Regulating the interfacial reaction between carbon nanotubes and aluminum via copper nano decoration

The interfacial reaction plays a decisive role in the mechanical performances of the aluminum matrix composites reinforced with nano carbonaceous materials such as carbon nanotubes (CNTs). Due to the low Gibbs energy of Al₄C₃ formation and the required high-temperature processes for fabricating densified Al/CNTs composites, it is difficult to regulate the extent of the chemical reaction between Al matrix and CNTs, the dispersed CNTs are easily consumed to be Al₄C₃ rods.
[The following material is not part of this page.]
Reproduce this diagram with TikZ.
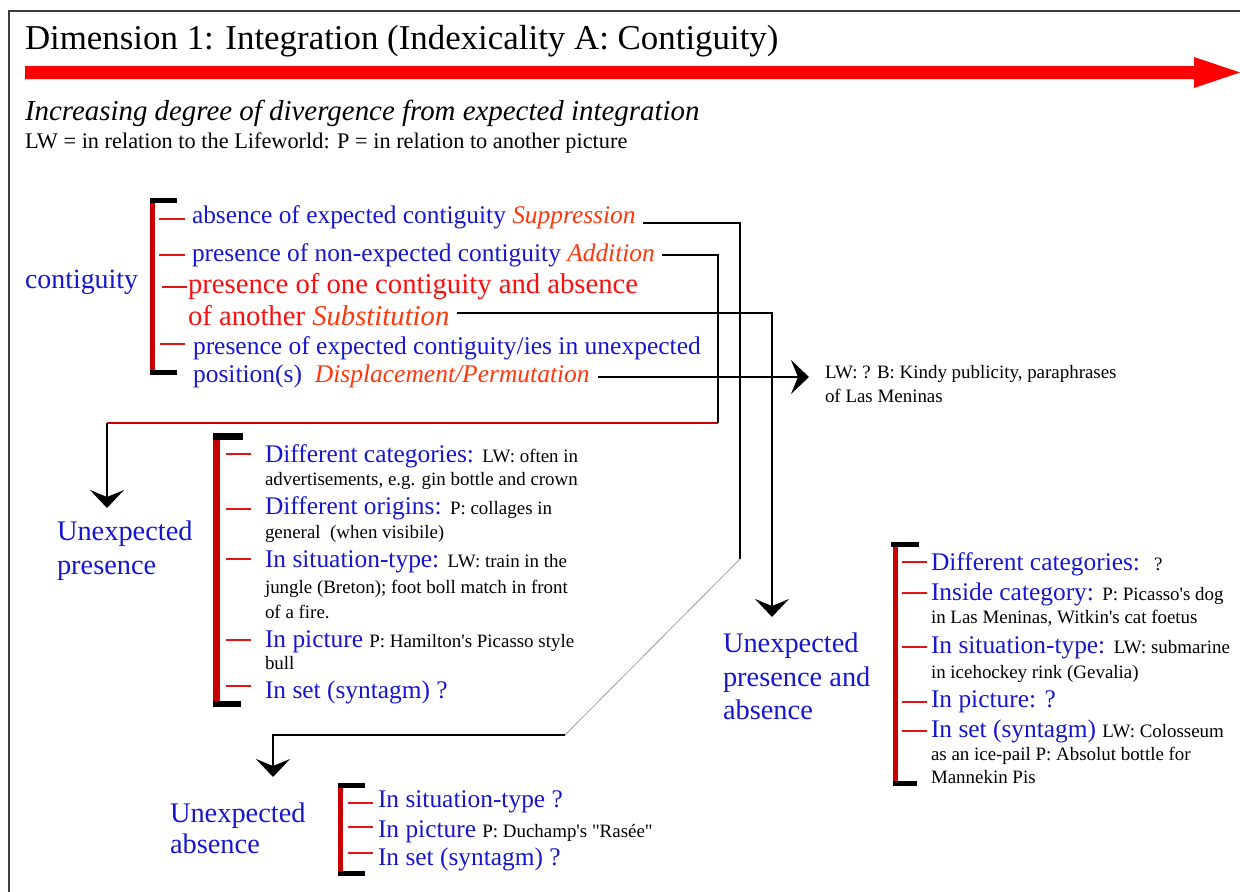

In this work, the Cu nano decoration on the surface of CNTs was proposed to restrict the massive formation of Al₄C₃. Raman results and systematical observations of transmission electron microscopy (TEM) revealed that the quantity and size of Al₄C₃ highly relate to the annealing time, and the pre-coating of Cu on the surface of CNTs can effectively limit the Al₄C₃ formation during the annealing process. Moreover, for the composite reinforced with Cu-coated CNTs, the microhardness, Young's modulus, and tensile properties can be optimized by controlling the annealing time. When the composite reinforced with Cu-coated CNTs was annealed at 550 °C for 12 h, the highest ultimate tensile strength (418 ± 6.5 MPa) together with good ductility (10.7 ± 0.3%) can be achieved, which can be mostly attributed to the limit formation of Al₄C₃. This work provides an effective approach to regulate the interfacial reaction in Al/CNTs composite and achieve higher mechanical performance accordingly.